O filme foi um estrondoso sucesso de crítica e público. Com um orçamento de 3 milhões de dólares, M.A.S.H. acumulou surpreendentes 80 milhões nas bilheterias e acabou se tornando uma aclamada série de TV, com outro elenco, mas que levou 99 Emmys (o Oscar da TV americana) para casa.
*Como Altman, eu repudio essa série.
O filme também recebeu 5 indicações para o Oscar, incluindo filme e diretor, mas levou somente o de roteiro adaptado de Ring Lardner Jr., que fazia parte da lista negra do McCarthismo. Um roteiro corajoso, inteligente e hilariante, baseado em um desconhecido livro autobiográfico de Richard Hooker, que foi médico durante a guerra da Coréia.

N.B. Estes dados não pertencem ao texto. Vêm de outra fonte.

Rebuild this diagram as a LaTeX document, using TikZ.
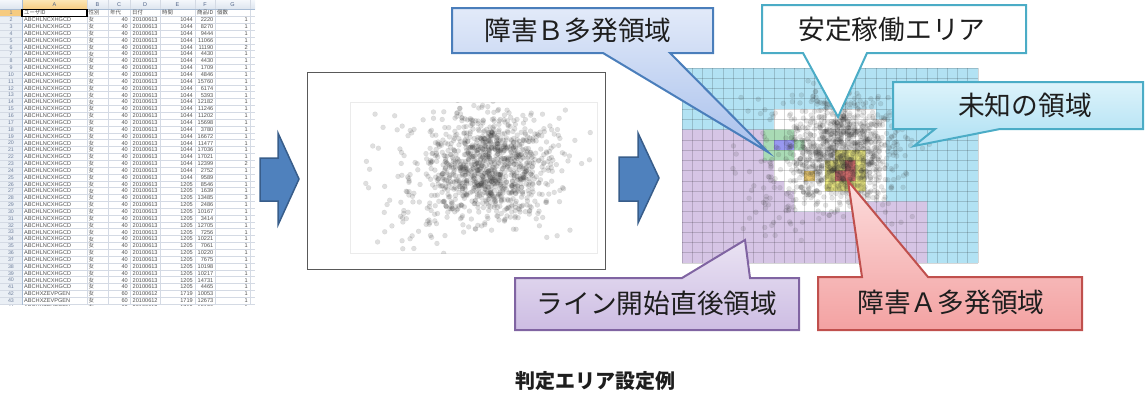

*99 % das comédias atuais rezam por diálogos como os de M.A.S.H.
O DVD vem recheado de extras supimpas. É duplo e traz trailers, fichas técnicas, comentários de Robert Altman, bla, bla, bla. Mas traz 4 ótimos documentários sobre o filme, mostrando bastidores, entrevistas com membros da produção, elenco, médicos que fizeram parte dos verdadeiros M.A.S.H.s e a loucura do diretor durante as filmagens do longa. Os executivos da Fox se apavoravam ao ver a insanidade que era o set onde M.A.S.H. era filmado. Elliot Gould e Donald Sutherland (nos melhores papéis de suas carreiras), atores com formação teatral disciplinada, viviam batendo de frente com Altman, que estimulava a improvisação, transformando o roteiro de Lardner, levando suas idéias revolucionárias e sua vontade de quebrar tabus às últimas conseqüências. Há ainda um documentário especial onde o elenco, 30 anos depois, se reúne para comentar o filme. Ótimo mesmo.
*Mas sei lá, os documentários parecem meio repetitivos. Não tem joguinho?
Mas ,enfim, para um grande filme era preciso uma grande edição em DVD. E esse pedido foi atendido, agradando tanto aos fãs de Robert Altman quanto aos apenas fãs de uma boa comédia. E mesmo se você não tem um aparelho de DVD, corra para uma locadora e assista M.A.S.H. em vídeo mesmo. Ainda é hora de ver uma das melhores comédias de todos os tempos, que não perdeu nada de seu impacto. O filme é uma ode ao nosso espírito inconformista e rebelde. É uma homenagem à nossa alma. Tocante, escrachado, ultrajante. M.A.S.H. é imortal. Considerações finais, Louie?
*Faça um favor a si mesmo. Assista M.A.S.H.

– Leandro Miguel de Souza, 18 anos, estudante de jornalismo, encontrou Louie dentro de um Kinder Ovo em agosto de 1996, e são bons amigos desde então.